Em pleno 2018, a chapa vencedora das eleições presidenciais no Brasil orgulha-se de estampar como herói nacional um dos mais cruéis torturadores da ditadura. Integrantes do Exército são investigados por acusações como “madeiradas na nuca” e “chicotadas com fios elétricos” em jovens de favelas cariocas durante a intervenção federal ainda em curso no Rio de Janeiro.
Recentemente, José Bernardo da Silva e Rodrigo Celestino, dois militantes do MST na Paraíba, foram brutalmente assassinados. O primeiro havia perdido seu irmão, também ativista, por uma execução em 2009, e fazia parte de um programa de proteção a defensores dos direitos humanos. Práticas como tortura e execução sumária fizeram parte do período sombrio da ditadura. Infelizmente, seguiram mesmo com o fim dela ‒ sobretudo para os jovens negros das periferias ‒ e correm o sério risco de aumentar no próximo período.

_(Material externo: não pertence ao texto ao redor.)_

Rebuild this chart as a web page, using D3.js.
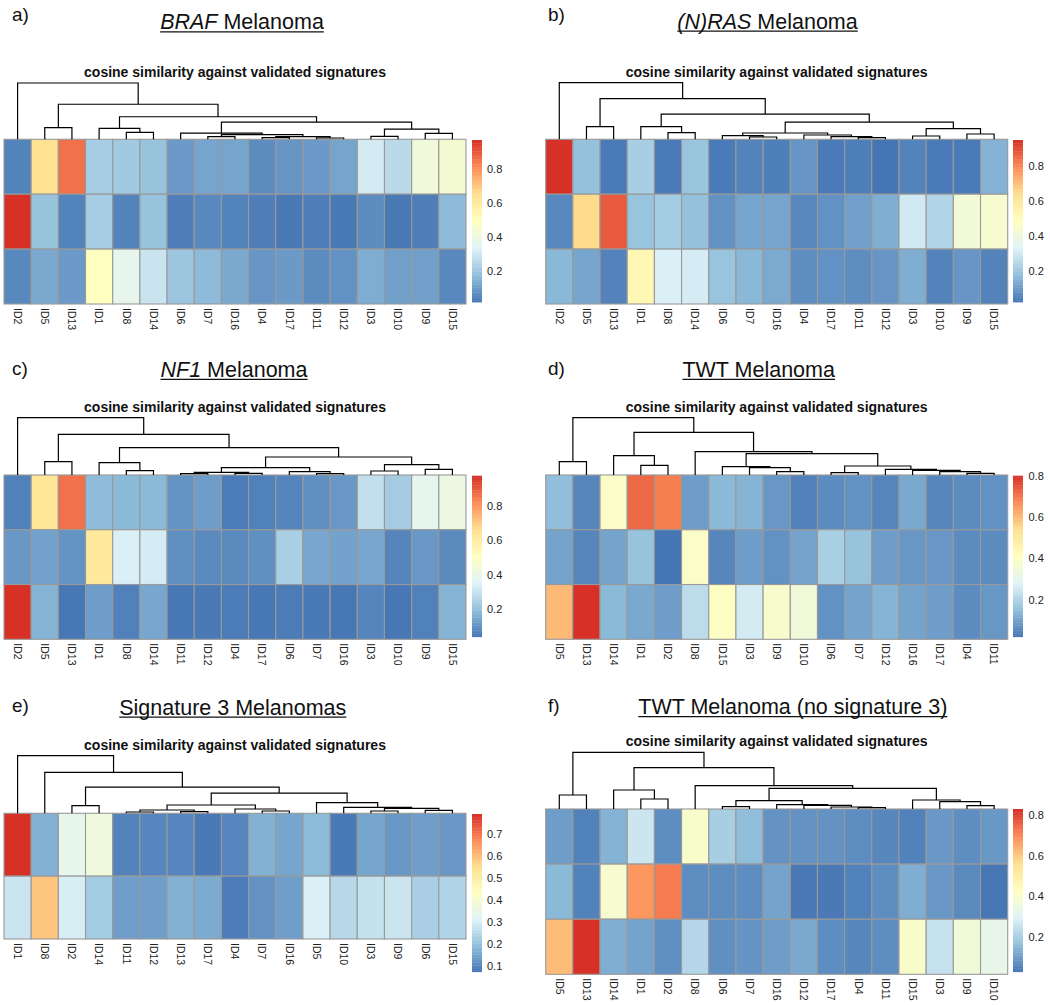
<!DOCTYPE html>
<html><head><meta charset="utf-8">
<script src="https://cdn.jsdelivr.net/npm/d3@7"></script>
<style>
body{margin:0;background:#fff}
svg{display:block}
text{font-family:"Liberation Sans",Arial,Helvetica,sans-serif}
</style>
</head><body>
<svg id="chart" width="1050" height="1005"></svg>
<script>
// ---------------- DATA ----------------
const subtitle = "cosine similarity against validated signatures";
const palette = ["#4575B4","#91BFDB","#E0F3F8","#FFFFBF","#FEE090","#FC8D59","#D73027"];

// panel letters and titles ([text, italic])
const letters = ["a)","b)","c)","d)","e)","f)"];
const titles = [
  [["BRAF",true],[" Melanoma",false]],
  [["(N)RAS",true],[" Melanoma",false]],
  [["NF1",true],[" Melanoma",false]],
  [["TWT Melanoma",false]],
  [["Signature 3 Melanomas",false]],
  [["TWT Melanoma (no signature 3)",false]]
];

// column orders (from clustering)
const orderA = ["ID2","ID5","ID13","ID1","ID8","ID14","ID6","ID7","ID16","ID4","ID17","ID11","ID12","ID3","ID10","ID9","ID15"];
const orderB = ["ID2","ID5","ID13","ID1","ID8","ID14","ID6","ID7","ID16","ID4","ID17","ID11","ID12","ID3","ID10","ID9","ID15"];
const orderC = ["ID2","ID5","ID13","ID1","ID8","ID14","ID11","ID12","ID4","ID17","ID6","ID7","ID16","ID3","ID10","ID9","ID15"];
const orderD = ["ID5","ID13","ID14","ID1","ID2","ID8","ID15","ID3","ID9","ID10","ID6","ID7","ID12","ID16","ID17","ID4","ID11"];
const orderE = ["ID1","ID8","ID2","ID14","ID11","ID12","ID13","ID17","ID4","ID7","ID16","ID5","ID10","ID3","ID9","ID6","ID15"];
const orderF = ["ID5","ID13","ID14","ID1","ID2","ID8","ID6","ID7","ID16","ID12","ID17","ID4","ID11","ID15","ID3","ID9","ID10"];

// cosine similarity values (rows = validated signatures)
const valuesA = [
  [0.05,0.65,0.86,0.22,0.21,0.19,0.10,0.12,0.12,0.07,0.09,0.10,0.12,0.31,0.26,0.42,0.44],
  [0.97,0.19,0.05,0.22,0.05,0.19,0.04,0.06,0.05,0.04,0.03,0.04,0.03,0.07,0.03,0.04,0.17],
  [0.06,0.13,0.10,0.49,0.37,0.29,0.20,0.17,0.13,0.09,0.10,0.07,0.08,0.14,0.11,0.11,0.06]
];
const valuesB = [
  [0.95,0.18,0.03,0.22,0.03,0.19,0.03,0.05,0.04,0.09,0.03,0.04,0.02,0.05,0.03,0.03,0.15],
  [0.06,0.65,0.88,0.19,0.21,0.18,0.08,0.12,0.12,0.06,0.08,0.11,0.14,0.30,0.24,0.42,0.44],
  [0.16,0.12,0.05,0.52,0.32,0.31,0.19,0.16,0.13,0.07,0.08,0.07,0.09,0.14,0.05,0.09,0.05]
];
const valuesC = [
  [0.06,0.64,0.87,0.19,0.18,0.18,0.10,0.12,0.05,0.06,0.07,0.09,0.11,0.29,0.23,0.38,0.41],
  [0.11,0.13,0.10,0.62,0.34,0.33,0.09,0.08,0.08,0.09,0.24,0.14,0.13,0.14,0.07,0.11,0.08],
  [0.98,0.17,0.04,0.12,0.06,0.14,0.04,0.045,0.05,0.04,0.05,0.045,0.04,0.07,0.04,0.06,0.17]
];
const valuesD = [
  [0.15,0.05,0.39,0.72,0.69,0.09,0.14,0.13,0.08,0.04,0.06,0.07,0.05,0.11,0.05,0.06,0.07],
  [0.10,0.05,0.10,0.16,0.02,0.39,0.05,0.09,0.07,0.10,0.19,0.16,0.09,0.08,0.08,0.06,0.06],
  [0.60,0.80,0.14,0.11,0.09,0.22,0.40,0.26,0.38,0.35,0.07,0.10,0.13,0.10,0.09,0.06,0.08]
];
const valuesE = [
  [0.79,0.17,0.34,0.37,0.095,0.10,0.10,0.08,0.10,0.17,0.15,0.185,0.08,0.15,0.13,0.14,0.13],
  [0.28,0.59,0.30,0.22,0.14,0.14,0.17,0.16,0.085,0.12,0.14,0.305,0.25,0.27,0.28,0.23,0.24]
];
const valuesF = [
  [0.10,0.05,0.14,0.26,0.07,0.40,0.20,0.16,0.08,0.08,0.08,0.07,0.06,0.05,0.09,0.07,0.09],
  [0.15,0.05,0.39,0.68,0.72,0.07,0.07,0.07,0.11,0.035,0.035,0.05,0.07,0.13,0.09,0.065,0.03],
  [0.62,0.83,0.13,0.11,0.075,0.22,0.075,0.085,0.10,0.12,0.07,0.06,0.07,0.40,0.25,0.37,0.33]
];

// colour-scale ranges and legend ticks
const rangeA = [0.02, 0.97],  ticksA = [0.2,0.4,0.6,0.8];
const rangeB = [0.02, 0.95],  ticksB = [0.2,0.4,0.6,0.8];
const rangeC = [0.035, 0.98], ticksC = [0.2,0.4,0.6,0.8];
const rangeD = [0.02, 0.80],  ticksD = [0.2,0.4,0.6,0.8];
const rangeE = [0.073, 0.79], ticksE = [0.1,0.2,0.3,0.4,0.5,0.6,0.7];
const rangeF = [0.027, 0.83], ticksF = [0.2,0.4,0.6,0.8];

// column dendrograms: [left, right, mergeHeight], leaves = column index
const treeA = [0,[[1,2,11.7],[[3,[4,5,7],11],[[6,[[7,8,2.7],[[9,10,1.7],[11,12,1.3],2.7],4.7],6.3],[[13,14,3],[15,16,6],10.3],17.3],22.7],35.3],56.7];
const treeB = [0,[[1,2,12.7],[[3,[4,5,6.7],12.7],[[[6,[7,8,2.3],3.7],[9,[10,[11,12,1.7],2.7],4.3],6.3],[[13,14,3.3],[15,16,5.3],10.7],17.3],25.3],40.7],56.7];
const treeC = [0,[[1,2,13.3],[[3,[4,5,4.3],12.3],[[[[6,7,1.3],[8,9,1.7],2.7],[10,[11,12,1.3],3.3],7.3],[[13,14,4],[15,16,5.7],10.3],18],27.3],40.7],57.3];
const treeD = [[0,1,13.3],[[2,[3,4,9.7],19.3],[5,[[6,[7,[8,9,3.3],7.3],8.3],[[10,11,2.3],[12,[13,[14,[15,16,1.7],3.3],4.7],5.7],9],21.3],23.3],42.7],57.3];
const treeE = [0,[1,[[2,3,7.7],[[[[4,5,1.3],[6,7,1.7],3.3],[8,[9,10,2.3],4.3],8.3],[11,[12,[[13,14,2.3],[15,16,3],5],6],10.7],20.3],26.3],41],57.7];
const treeF = [[0,1,14],[[2,[3,4,10],19],[5,[[[6,7,2.3],[8,[9,[10,[11,12,1.3],2],3.7],4.3],8.3],[13,[14,[15,16,3.3],7.3],9],20.7],23.3],41.3],56.7];

// ---------------- LAYOUT (positions only) ----------------
const L = {x0:4, x1:466, legX:472, tickX:487, letX:12};
const R = {x0:545.7, x1:1007.7, legX:1013, tickX:1028.5, letX:548};
const layouts = [
  Object.assign({}, L, {heatTop:139.3, heatBottom:304,   rootY:83,    subY:77,    titleX:242,   titleY:29.3,  letY:20.7, legTop:140,   legBottom:302,   clipBottom:330}),
  Object.assign({}, R, {heatTop:139.3, heatBottom:304,   rootY:82.7,  subY:77,    titleX:767.5, titleY:28.5,  letY:20.7, legTop:140,   legBottom:302,   clipBottom:330}),
  Object.assign({}, L, {heatTop:475,   heatBottom:639.3, rootY:417.7, subY:411.7, titleX:234,   titleY:376.7, letY:375,  legTop:475.7, legBottom:636.7, clipBottom:665}),
  Object.assign({}, R, {heatTop:475,   heatBottom:639.3, rootY:417.7, subY:411.7, titleX:758.7, titleY:376.7, letY:375,  legTop:475.7, legBottom:636.7, clipBottom:665}),
  Object.assign({}, L, {heatTop:813.3, heatBottom:939,   rootY:755.7, subY:750,   titleX:232.8, titleY:714.5, letY:711.5,legTop:814,   legBottom:971.7, clipBottom:1005}),
  Object.assign({}, R, {heatTop:809,   heatBottom:974.3, rootY:752.3, subY:746,   titleX:792.8, titleY:714,   letY:711.5,legTop:809,   legBottom:971.7, clipBottom:1005})
];

const panels = [
  {order:orderA, values:valuesA, range:rangeA, ticks:ticksA, tree:treeA},
  {order:orderB, values:valuesB, range:rangeB, ticks:ticksB, tree:treeB},
  {order:orderC, values:valuesC, range:rangeC, ticks:ticksC, tree:treeC},
  {order:orderD, values:valuesD, range:rangeD, ticks:ticksD, tree:treeD},
  {order:orderE, values:valuesE, range:rangeE, ticks:ticksE, tree:treeE},
  {order:orderF, values:valuesF, range:rangeF, ticks:ticksF, tree:treeF}
];

const svg = d3.select("#chart");

panels.forEach((p, pi) => {
  const lay = layouts[pi];
  const g = svg.append("g");

  const x = d3.scaleBand().domain(p.order).range([lay.x0, lay.x1]);
  const y = d3.scaleBand().domain(d3.range(p.values.length)).range([lay.heatTop, lay.heatBottom]);
  const stops = d3.range(palette.length).map(i => p.range[0] + i*(p.range[1]-p.range[0])/(palette.length-1));
  const color = d3.scaleLinear().domain(stops).range(palette).clamp(true);

  // panel letter
  g.append("text").attr("x", lay.letX).attr("y", lay.letY)
    .attr("font-size", 19).attr("fill", "#111").text(letters[pi]);

  // title with underline
  const t = g.append("text").attr("x", lay.titleX).attr("y", lay.titleY)
    .attr("text-anchor", "middle").attr("font-size", 21.5).attr("fill", "#111");
  titles[pi].forEach(seg => {
    t.append("tspan").attr("font-style", seg[1] ? "italic" : "normal").text(seg[0]);
  });
  const bb = t.node().getBBox();
  g.append("line").attr("x1", bb.x).attr("x2", bb.x + bb.width)
    .attr("y1", lay.titleY + 2.6).attr("y2", lay.titleY + 2.6)
    .attr("stroke", "#111").attr("stroke-width", 1.2);

  // subtitle
  g.append("text").attr("x", (lay.x0 + lay.x1)/2).attr("y", lay.subY)
    .attr("text-anchor", "middle").attr("font-size", 14).attr("font-weight", "bold")
    .attr("fill", "#111").text(subtitle);

  // heatmap cells
  const cells = [];
  p.values.forEach((row, ri) => row.forEach((v, ci) => cells.push({ri, col:p.order[ci], v})));
  g.append("g").selectAll("rect").data(cells).join("rect")
    .attr("x", d => x(d.col)).attr("y", d => y(d.ri))
    .attr("width", x.bandwidth()).attr("height", y.bandwidth())
    .attr("fill", d => color(d.v))
    .attr("stroke", "#999999").attr("stroke-width", 1.1);

  // dendrogram
  const dy = d3.scaleLinear().domain([0, p.tree[2]]).range([lay.heatTop, lay.rootY]);
  let path = "";
  function walk(n) {
    if (typeof n === "number") return {x: x(p.order[n]) + x.bandwidth()/2, h: 0};
    const a = walk(n[0]), b = walk(n[1]);
    path += `M${a.x},${dy(a.h)}V${dy(n[2])}H${b.x}V${dy(b.h)}`;
    return {x: (a.x + b.x)/2, h: n[2]};
  }
  walk(p.tree);
  g.append("path").attr("d", path).attr("fill", "none")
    .attr("stroke", "#000").attr("stroke-width", 1.2);

  // column labels (clipped like the composite figure)
  const clipId = "clip" + pi;
  svg.append("clipPath").attr("id", clipId).append("rect")
    .attr("x", lay.x0 - 10).attr("y", lay.heatBottom).attr("width", lay.x1 - lay.x0 + 20)
    .attr("height", lay.clipBottom - lay.heatBottom);
  g.append("g").attr("clip-path", `url(#${clipId})`)
    .selectAll("text").data(p.order).join("text")
    .attr("transform", d => `translate(${x(d) + x.bandwidth()/2},${lay.heatBottom + 4}) rotate(90)`)
    .attr("dy", "0.35em").attr("font-size", 10.5).attr("fill", "#222")
    .text(d => d);

  // colour legend
  const ly = d3.scaleLinear().domain(p.range).range([lay.legBottom, lay.legTop]);
  const n = 100, step = (p.range[1] - p.range[0]) / n;
  g.append("g").selectAll("rect").data(d3.range(n)).join("rect")
    .attr("x", lay.legX).attr("width", 10)
    .attr("y", i => ly(p.range[0] + (i+1)*step))
    .attr("height", i => ly(p.range[0] + i*step) - ly(p.range[0] + (i+1)*step) + 0.4)
    .attr("fill", i => color(p.range[0] + (i+0.5)*step));
  g.append("g").selectAll("text").data(p.ticks).join("text")
    .attr("x", lay.tickX).attr("y", d => ly(d))
    .attr("dominant-baseline", "central").attr("font-size", 11).attr("fill", "#222")
    .text(d => d3.format(".1f")(d));
});
</script>
</body></html>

Além disso, direitos básicos ainda são negados para milhões de brasileiros. O último relatório do IBGE é simplesmente vergonhoso. Em 2017, o número de cidadãos que passaram a viver com menos de 140 reais mensais aumentou em quase 2 milhões e o total abaixo da linha da extrema pobreza chegou a 15,2 milhões. Um terço são crianças e adolescentes com menos de 14 anos de idade.
A quantidade de gente com acesso “restrito” à educação chegou a 58 milhões. São crianças e adolescentes entre 6 e 14 anos de idade que não frequentavam escola, de 15 anos ou mais analfabetas e de 16 anos ou mais que não possuíam Ensino Fundamental completo. Sem falar no drama urbano dos brasileiros. Quase 78 milhões não têm acesso a tratamento de esgoto. Outros 27 milhões vivem em moradia inadequada.

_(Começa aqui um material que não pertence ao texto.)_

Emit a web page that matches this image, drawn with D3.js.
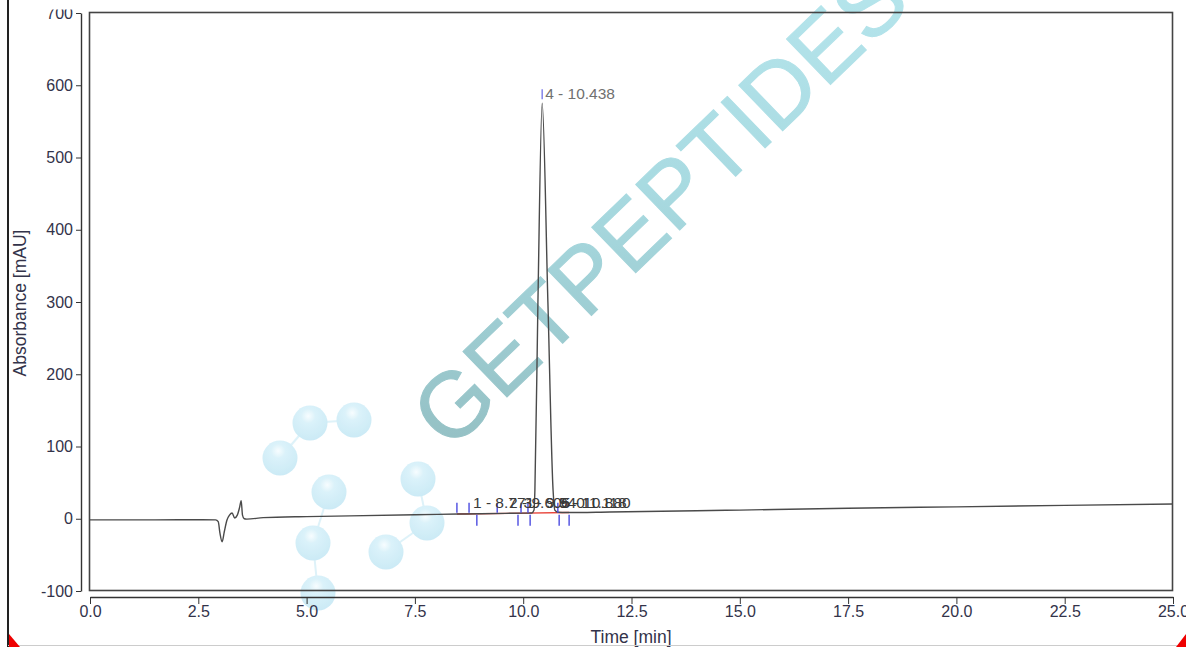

Na prática, ao compararmos a declaração da ONU com os dados coletados pelo IBGE ou ao andar por qualquer parte do País, vemos que grande parte dos artigos da declaração simplesmente não vale no Brasil. Mesmo no período com eleições livres, o modelo de desenvolvimento trilhado manteve o abismo entre uma parcela significativa da população e os direitos sociais.
Infelizmente, ainda ouvimos coisas como “direitos humanos é coisa de bandido” e “direitos humanos para humanos direitos”. Ao contrário desses berros surdos da ignorância nas redes sociais, quem é contra a tortura, o trabalho escravo e a favor da justiça e de políticas de segurança, saúde e educação concorda com a declaração da ONU. Setenta anos depois, ter de defender a existência de direitos humanos, em vez de debater como promovê-los, mostra o quanto o texto foi importante, mas insuficiente. Ainda falta muito para chegarmos lá.